In other cases, where a group is perhaps more loosely organised, criminals engage in what is known as “cuckooing” – setting up shop in the house of a drug addict or vulnerable person by intimidating them and giving them drugs.

Based on arrests made in 15 counties as far away as Cornwall and Devon, Islington youngsters involved in county lines are most likely to be aged 18 or 19.

DI Lexton-Jones said the youngsters in Islington tended to get involved because of “financial incentives”

“I have not personally seen direct evidence or intelligence that coercion influences young people running county lines,” he added. “But we are working extremely hard to close any intelligence gaps to understand the issue as thoroughly as possible.”

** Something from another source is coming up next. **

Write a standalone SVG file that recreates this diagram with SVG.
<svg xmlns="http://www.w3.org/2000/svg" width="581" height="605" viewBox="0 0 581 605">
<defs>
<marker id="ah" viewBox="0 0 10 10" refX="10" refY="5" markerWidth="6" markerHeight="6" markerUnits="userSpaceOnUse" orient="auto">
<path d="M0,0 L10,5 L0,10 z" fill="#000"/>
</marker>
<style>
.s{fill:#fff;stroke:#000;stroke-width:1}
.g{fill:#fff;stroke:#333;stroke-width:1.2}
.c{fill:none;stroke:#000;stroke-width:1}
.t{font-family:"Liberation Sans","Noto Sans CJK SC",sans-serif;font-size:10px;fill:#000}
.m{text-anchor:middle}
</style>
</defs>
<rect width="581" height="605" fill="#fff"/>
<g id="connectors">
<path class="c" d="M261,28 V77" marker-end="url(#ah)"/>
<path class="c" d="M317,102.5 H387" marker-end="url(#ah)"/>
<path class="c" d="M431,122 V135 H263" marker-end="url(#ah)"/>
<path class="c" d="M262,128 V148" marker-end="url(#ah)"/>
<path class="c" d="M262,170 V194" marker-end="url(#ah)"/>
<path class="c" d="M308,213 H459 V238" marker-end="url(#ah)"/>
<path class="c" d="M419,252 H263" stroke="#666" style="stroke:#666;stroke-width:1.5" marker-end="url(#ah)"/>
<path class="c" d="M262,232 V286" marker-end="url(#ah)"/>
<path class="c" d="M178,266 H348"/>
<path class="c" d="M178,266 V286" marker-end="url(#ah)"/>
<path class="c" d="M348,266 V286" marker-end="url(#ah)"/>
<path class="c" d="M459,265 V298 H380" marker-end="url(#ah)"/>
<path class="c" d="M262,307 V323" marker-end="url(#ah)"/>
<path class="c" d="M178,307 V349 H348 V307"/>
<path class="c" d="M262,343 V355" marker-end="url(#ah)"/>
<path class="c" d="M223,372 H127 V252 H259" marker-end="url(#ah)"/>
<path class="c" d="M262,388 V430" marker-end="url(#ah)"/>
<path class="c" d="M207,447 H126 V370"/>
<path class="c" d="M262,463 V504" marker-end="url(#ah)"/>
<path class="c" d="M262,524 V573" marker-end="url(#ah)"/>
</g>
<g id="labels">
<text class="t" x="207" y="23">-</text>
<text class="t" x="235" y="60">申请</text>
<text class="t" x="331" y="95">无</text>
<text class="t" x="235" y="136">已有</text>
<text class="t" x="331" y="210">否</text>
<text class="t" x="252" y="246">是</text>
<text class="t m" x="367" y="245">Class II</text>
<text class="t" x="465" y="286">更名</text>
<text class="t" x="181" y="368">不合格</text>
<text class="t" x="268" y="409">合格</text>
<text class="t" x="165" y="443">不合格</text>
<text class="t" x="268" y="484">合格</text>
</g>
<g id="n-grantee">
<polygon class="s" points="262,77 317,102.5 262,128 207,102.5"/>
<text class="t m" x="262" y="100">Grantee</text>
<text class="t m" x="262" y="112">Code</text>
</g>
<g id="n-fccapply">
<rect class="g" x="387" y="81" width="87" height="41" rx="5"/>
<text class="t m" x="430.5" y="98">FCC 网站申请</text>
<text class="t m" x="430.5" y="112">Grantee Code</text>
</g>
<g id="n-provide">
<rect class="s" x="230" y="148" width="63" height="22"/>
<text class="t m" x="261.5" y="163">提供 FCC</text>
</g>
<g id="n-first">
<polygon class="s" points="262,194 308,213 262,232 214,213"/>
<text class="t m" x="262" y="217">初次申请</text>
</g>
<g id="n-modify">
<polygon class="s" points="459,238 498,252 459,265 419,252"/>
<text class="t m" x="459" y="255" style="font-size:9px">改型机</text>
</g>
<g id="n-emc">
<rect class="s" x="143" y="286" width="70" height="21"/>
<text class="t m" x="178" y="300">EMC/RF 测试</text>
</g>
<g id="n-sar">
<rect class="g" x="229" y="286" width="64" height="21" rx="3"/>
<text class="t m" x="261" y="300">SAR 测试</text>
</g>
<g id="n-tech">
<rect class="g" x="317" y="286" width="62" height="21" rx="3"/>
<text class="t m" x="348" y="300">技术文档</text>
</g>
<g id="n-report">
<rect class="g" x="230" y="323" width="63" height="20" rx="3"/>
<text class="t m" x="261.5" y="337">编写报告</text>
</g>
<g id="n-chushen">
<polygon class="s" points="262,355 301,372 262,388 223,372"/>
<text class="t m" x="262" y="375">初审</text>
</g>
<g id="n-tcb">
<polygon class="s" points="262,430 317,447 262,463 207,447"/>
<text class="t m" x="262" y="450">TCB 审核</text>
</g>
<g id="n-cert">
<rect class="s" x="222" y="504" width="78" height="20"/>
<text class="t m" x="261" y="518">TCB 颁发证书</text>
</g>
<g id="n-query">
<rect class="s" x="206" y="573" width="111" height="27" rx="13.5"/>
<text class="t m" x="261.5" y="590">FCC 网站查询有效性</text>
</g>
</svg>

There is a cohort of known 14- to 15-year-olds involved, but this is made up of fewer than 10 people out of 75 known offenders.

There has been an arrest of an 11-year-old but this was an isolated case, DI Lexton-Jones said.

“Targeting top-tier gang members is and always will be part of police tactics and is considered core business for some of our specialist crime units,” he added.

“For local gangs teams it is often of greater value to target street-level serious violence than undertaking protracted and very resource-intensive operations on senior members who are immediately replaced.”

Islington has several active gangs, including Andover (named after the estate in Finsbury Park), Elthorne (the Archway council estate), Red Pitch in the east of the borough, and Easy Cash. Cally (Caledonian Road) and Essex Road, who are locked in a violent turf war with Red Pitch, have virtually merged, according to the Met.

“People talk about gangs in general terms but there’s a broad range of set-ups,” DI Lexton-Jones said. “It could simply be a peer group that has no organisational structure.”

Red Pitch, for instance, are far less organised and also far less involved in running county lines, the DI said.

To deal with the problem, DI Lexton-Jones said the Met is moving towards a “less reactive and more proactive” way of working, focused on diverting youngsters away from the drug trade rather than simply locking people up after a crime has occurred.

“We need to respond across the partnership, sharing information across forces and focus on diversion and intervention of offenders,” he said.

“The integrated gangs team [working with Islington’s youth offending service] is also very important and has been successful. And we have the Safer Schools Forum in primary schools, which starts [educating children] about stranger danger all the way to knife crime.

“We are trying to do the end-to-end piece. And if you cannot divert [young offenders] then there’s enforcement.”

‘Target the gangmasters who are enslaving boys’

SCHOOLS and young people chief Joe Caluori has urged the Met to target the older organisers of the drug networks using anti-slavery legislation rather than just arresting the young people involved.

“The gang problem in Islington is about older men grooming boys into offending,” the councillor said.

“We see young people getting arrested in other parts of the country, kids who haven’t had the best start in life, and someone has organised that.”

“Police need to target those gangmasters. They’re enslaving boys, creating debt, organising for people to get robbed [so they have to work to pay off a drug debt].”

He added: “Youngsters take all the risk of getting arrested or stabbed and often hide drugs [up their rectum], taking huge risks with their health.

“We need a high level of activity to disrupt boys involved in county lines drug dealing.

“We need national and regional resources and we have to have a safeguarding policy. We have to regard these young people as victims, not as ‘soldiers’.”